New TB testing rules ushered in by Defra threaten to damage the “fragile” beef industry, the Livestock Auctioneers Association (LAA) has warned.
Under the new rules, which come into effect from 6 April, animals moving from high risk and edge areas on to farms in low-risk areas must be post-movement tested within 120 days of arrival.
According to Defra, more than half of new bovine TB infections in low-risk areas are linked to cattle purchase from high-risk areas.
Farm minister George Eustice said the new cattle measures would help protect against cattle-to-cattle transmission and “bring the low-risk area closer to achieving TB freedom”.
But LAA executive secretary Chris Dodds said: “To me it suggests the pre-movement test isn’t good enough. They want [animals] tested again.”
Mr Dodds described the rules as a “massive burden” for large cattle finishers, particularly those that grazed cattle at separate holding units or used buying agents and were moving between different holdings.
“I have advised markets what is happening and it would be fair to say that markets in Wales, high risk and edge areas are very concerned that it is another reason for feeding men to say ‘we are not feeding cattle’.”
Mr Dodds blasted Defra for only giving farmers three weeks’ notice of the changes.
He said the rules had not been given enough consideration and could be hugely damaging to the beef industry, which was already under financial strain.
There was also widespread concern it would create a “two-tier” market in edge areas.
He said: “If people in low risk have got to take [cattle] home and test them, there is a cost to that and there’s a threat that buyers around the ring will have different spend power.”
It could also cause more finishers in low-risk areas to only buy cattle from low risk areas so they did not have to test, which would create trading disparities.
Exemptions to testing:
- If the animal is sent for slaughter before 120 days they do not need a post-movement test
- If cattle are being bought from farms in low-risk areas
- They also do not need to be tested if they are moved to an licensed finishing unit or approved finishing unit
- Animals moving from a one-year testing zone that are sold through a market located in an edge area do not require testing
However, NFU chief livestock adviser John Royle said members in low-risk areas were generally supportive of the new rules because they “want to keep disease out”.
However, he agreed there were practical issues with its implementation.
“We do have concerns about how people will [find out about] the date of the last test – it is going to be very difficult for market operators to provide the information to buyers – and there is a risk that if farmers get it wrong they will get nasty letters from the RPA.”
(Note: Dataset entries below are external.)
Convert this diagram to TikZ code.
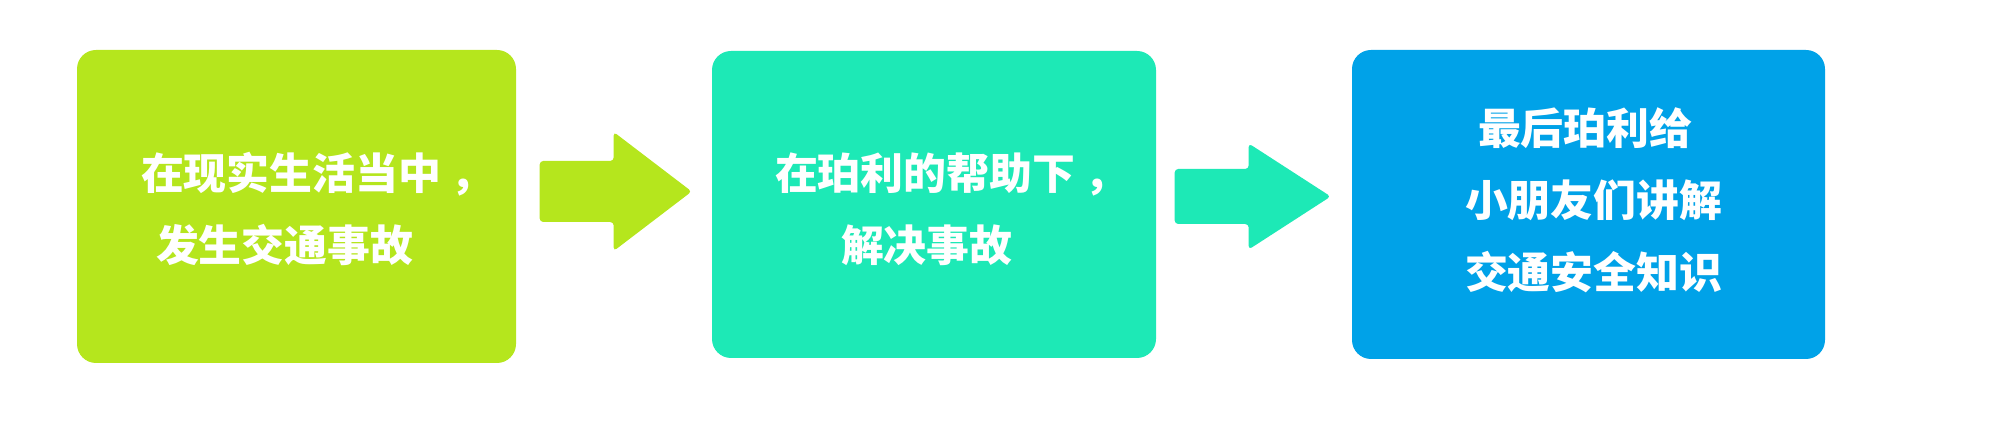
\documentclass[tikz,border=0pt]{standalone}
\usepackage{fontspec}
\usepackage{xcolor}
\usetikzlibrary{positioning, calc}
\newfontfamily\cjk{Noto Sans CJK SC}
\definecolor{limebox}{HTML}{B5E61D}
\definecolor{mintbox}{HTML}{1DE9B6}
\definecolor{bluebox}{HTML}{00A2E8}

\begin{document}
\begin{tikzpicture}[
    box/.style={rectangle, rounded corners=0.19cm, inner sep=0pt},
    txt/.style={anchor=west, inner sep=0pt, align=left, text=white,
        font=\cjk\bfseries\fontsize{12.2pt}{20.5pt}\selectfont}]
        \useasboundingbox (0,0) rectangle (20,-4.37);
        % the three boxes
        \node[box, fill=limebox, minimum width=4.39cm, minimum height=3.13cm] (b1) at (2.965,-2.065) {};
        \node[box, fill=mintbox, minimum width=4.44cm, minimum height=3.07cm] (b2) at (9.34,-2.045) {};
        \node[box, fill=bluebox, minimum width=4.73cm, minimum height=3.09cm] (b3) at (15.885,-2.045) {};
        \node[txt] (t1) at ($(b1.west)+(0.64,-0.025)$) {在现实生活当中\hspace{0.09cm}，\\\hspace*{0.15cm}发生交通事故};
        \node[txt] (t2) at ($(b2.west)+(0.63,-0.045)$) {在珀利的帮助下\hspace{0.09cm}，\\\hspace*{0.66cm}解决事故};
        \node[txt] (t3) at ($(b3.west)+(1.13,0.045)$) {\hspace*{0.13cm}最后珀利给\\小朋友们讲解\\交通安全知识};
        % block arrows between the boxes
        \fill[limebox, rounded corners=1pt] ($(b1.east)+(0.23,0.455)$) -- ++(0.74,0) -- ++(0,0.29) -- ++(0.78,-0.595)
            -- ++(-0.78,-0.595) -- ++(0,0.29) -- ++(-0.74,0) -- cycle;
        \fill[mintbox, rounded corners=1pt] ($(b2.east)+(0.18,0.355)$) -- ++(0.74,0) -- ++(0,0.255) -- ++(0.82,-0.53)
            -- ++(-0.82,-0.53) -- ++(0,0.255) -- ++(-0.74,0) -- cycle;
    \end{tikzpicture}
\end{document}
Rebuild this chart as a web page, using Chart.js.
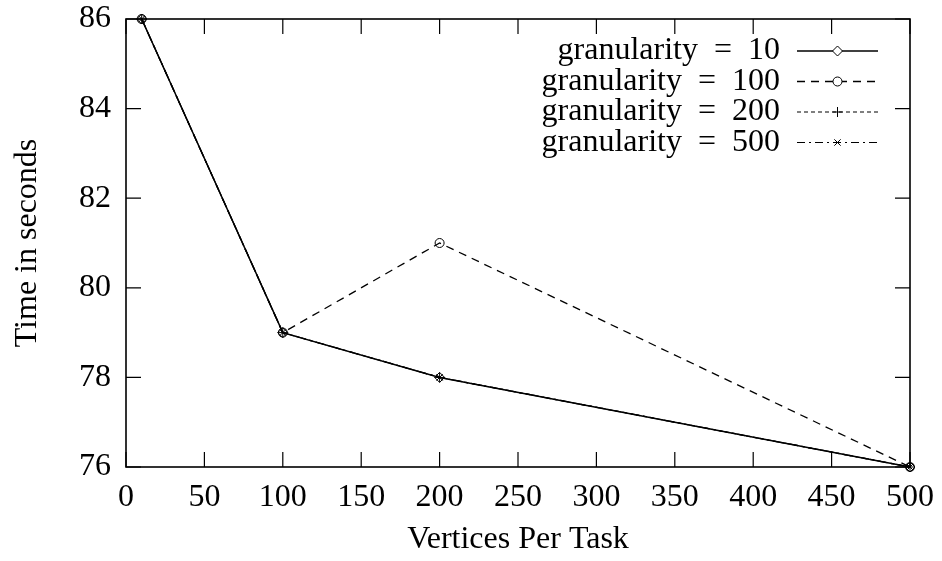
<!DOCTYPE html>
<html>
<head>
<meta charset="utf-8">
<script src="https://cdn.jsdelivr.net/npm/chart.js@4/dist/chart.umd.min.js"></script>
<style>
  html, body { margin: 0; padding: 0; background: #fff; }
  #wrap { width: 942px; height: 561px; }
</style>
</head>
<body>
<div id="wrap"><canvas id="plot" width="942" height="561"></canvas></div>
<script>
// data
const verticesPerTask = [10, 100, 200, 500];
const gran10 = [86, 79, 78, 76];
const gran100 = [86, 79, 81, 76];
const gran200 = [86, 79, 78, 76];
const gran500 = [86, 79, 78, 76];
const seriesLabels = ['granularity\u2002=\u200210', 'granularity\u2002=\u2002100', 'granularity\u2002=\u2002200', 'granularity\u2002=\u2002500'];
const xTicks = [0, 50, 100, 150, 200, 250, 300, 350, 400, 450, 500];
const yTicks = [76, 78, 80, 82, 84, 86];

const FONT = '"Liberation Serif", "DejaVu Serif", serif';
const FONT_SIZE = 32;

function toPoints(ys) {
    return verticesPerTask.map((x, i) => ({ x: x, y: ys[i] }));
}

// gnuplot style: frame all round, ticks pointing inwards on every side
const frameTicks = {
    id: 'frameTicks',
    afterDraw(chart) {
        const ctx = chart.ctx;
        const a = chart.chartArea;
        const xs = chart.scales.x, ys = chart.scales.y;
        const len = 15;
        ctx.save();
        ctx.strokeStyle = '#000';
        ctx.lineWidth = 1.2;
        xTicks.forEach(v => {
            const px = xs.getPixelForValue(v);
            ctx.beginPath();
            ctx.moveTo(px, a.bottom); ctx.lineTo(px, a.bottom - len);
            ctx.moveTo(px, a.top); ctx.lineTo(px, a.top + len);
            ctx.stroke();
        });
        yTicks.forEach(v => {
            const py = ys.getPixelForValue(v);
            ctx.beginPath();
            ctx.moveTo(a.left, py); ctx.lineTo(a.left + len, py);
            ctx.moveTo(a.right, py); ctx.lineTo(a.right - len, py);
            ctx.stroke();
        });
        ctx.lineWidth = 1.6;
        ctx.strokeRect(a.left, a.top, a.right - a.left, a.bottom - a.top);
        ctx.restore();
    }
};

// legend: right aligned text with the line sample on its right
const keyBox = {
    id: 'keyBox',
    afterDraw(chart) {
        const ctx = chart.ctx;
        const textRight = 780, lineX0 = 797, lineX1 = 878;
        const top = 51, row = 30.5;
        chart.data.datasets.forEach((ds, i) => {
            const y = top + i * row;
            ctx.save();
            ctx.fillStyle = '#000';
            ctx.font = FONT_SIZE + 'px ' + FONT;
            ctx.textAlign = 'right';
            ctx.textBaseline = 'middle';
            ctx.fillText(ds.label, textRight, y);
            ctx.strokeStyle = '#000';
            ctx.lineWidth = ds.borderWidth;
            ctx.setLineDash(ds.borderDash || []);
            ctx.beginPath();
            ctx.moveTo(lineX0, y);
            ctx.lineTo(lineX1, y);
            ctx.stroke();
            ctx.setLineDash([]);
            ctx.fillStyle = '#fff';
            ctx.lineWidth = 1;
            Chart.helpers.drawPoint(ctx, {
                pointStyle: ds.pointStyle,
                radius: ds.pointRadius,
                borderWidth: 1,
                rotation: 0
            }, (lineX0 + lineX1) / 2, y);
            ctx.restore();
        });
    }
};

const ctx = document.getElementById('plot').getContext('2d');
const chart = new Chart(ctx, {
    type: 'line',
    data: {
        datasets: [
            {
                label: seriesLabels[0],
                data: toPoints(gran10),
                borderColor: '#000',
                borderWidth: 1.5,
                pointStyle: 'rectRot',
                pointRadius: 5,
                pointBackgroundColor: 'rgba(255,255,255,0)',
                pointBorderColor: '#000',
                pointBorderWidth: 1
            },
            {
                label: seriesLabels[1],
                data: toPoints(gran100),
                borderColor: '#000',
                borderWidth: 1.3,
                borderDash: [8, 6],
                pointStyle: 'circle',
                pointRadius: 4.5,
                pointBackgroundColor: 'rgba(255,255,255,0)',
                pointBorderColor: '#000',
                pointBorderWidth: 1
            },
            {
                label: seriesLabels[2],
                data: toPoints(gran200),
                borderColor: '#000',
                borderWidth: 1.2,
                borderDash: [4, 3],
                pointStyle: 'cross',
                pointRadius: 5,
                pointBorderColor: '#000',
                pointBorderWidth: 1
            },
            {
                label: seriesLabels[3],
                data: toPoints(gran500),
                borderColor: '#000',
                borderWidth: 1.2,
                borderDash: [8, 4, 2, 4],
                pointStyle: 'crossRot',
                pointRadius: 4.5,
                pointBorderColor: '#000',
                pointBorderWidth: 1
            }
        ]
    },
    options: {
        responsive: false,
        animation: false,
        clip: false,
        layout: { padding: { top: 19, right: 32, left: 0, bottom: 0 } },
        plugins: {
            legend: { display: false },
            tooltip: { enabled: false }
        },
        scales: {
            x: {
                type: 'linear',
                min: 0,
                max: 500,
                afterFit: s => { s.height = 94; s.paddingLeft = 0; s.paddingRight = 0; },
                afterBuildTicks: s => { s.ticks = xTicks.map(v => ({ value: v })); },
                grid: { display: false, drawTicks: false },
                border: { display: false },
                ticks: {
                    color: '#000',
                    padding: 11,
                    maxRotation: 0,
                    font: { family: FONT, size: FONT_SIZE }
                },
                title: {
                    display: true,
                    text: 'Vertices Per Task',
                    color: '#000',
                    padding: { top: 0, bottom: 2 },
                    font: { family: FONT, size: FONT_SIZE }
                }
            },
            y: {
                min: 76,
                max: 86,
                afterFit: s => { s.width = 126; s.paddingTop = 0; s.paddingBottom = 0; },
                afterBuildTicks: s => { s.ticks = yTicks.map(v => ({ value: v })); },
                grid: { display: false, drawTicks: false },
                border: { display: false },
                ticks: {
                    color: '#000',
                    padding: 15,
                    font: { family: FONT, size: FONT_SIZE }
                },
                title: {
                    display: true,
                    text: 'Time in seconds',
                    color: '#000',
                    padding: { top: 8, bottom: 0 },
                    font: { family: FONT, size: FONT_SIZE }
                }
            }
        }
    },
    plugins: [frameTicks, keyBox]
});
</script>
</body>
</html>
Three additional measures will also be introduced at the same time:
• Tighter movement restrictions. All herds in the high-risk area of England affected by a new TB breakdown will need to pass two strict tests before movement restrictions are lifted.
• Government-funded pre-sale testing. Free pre-sale TB tests will be available to many herd owners in the low-risk area selling twenty or more cattle in a single purchase.
• The Animal and Plant Health Agency (APHA) will start offering the option of private Interferon Gamma blood tests to diagnose TB under certain conditions and subject to prior approval from APHA.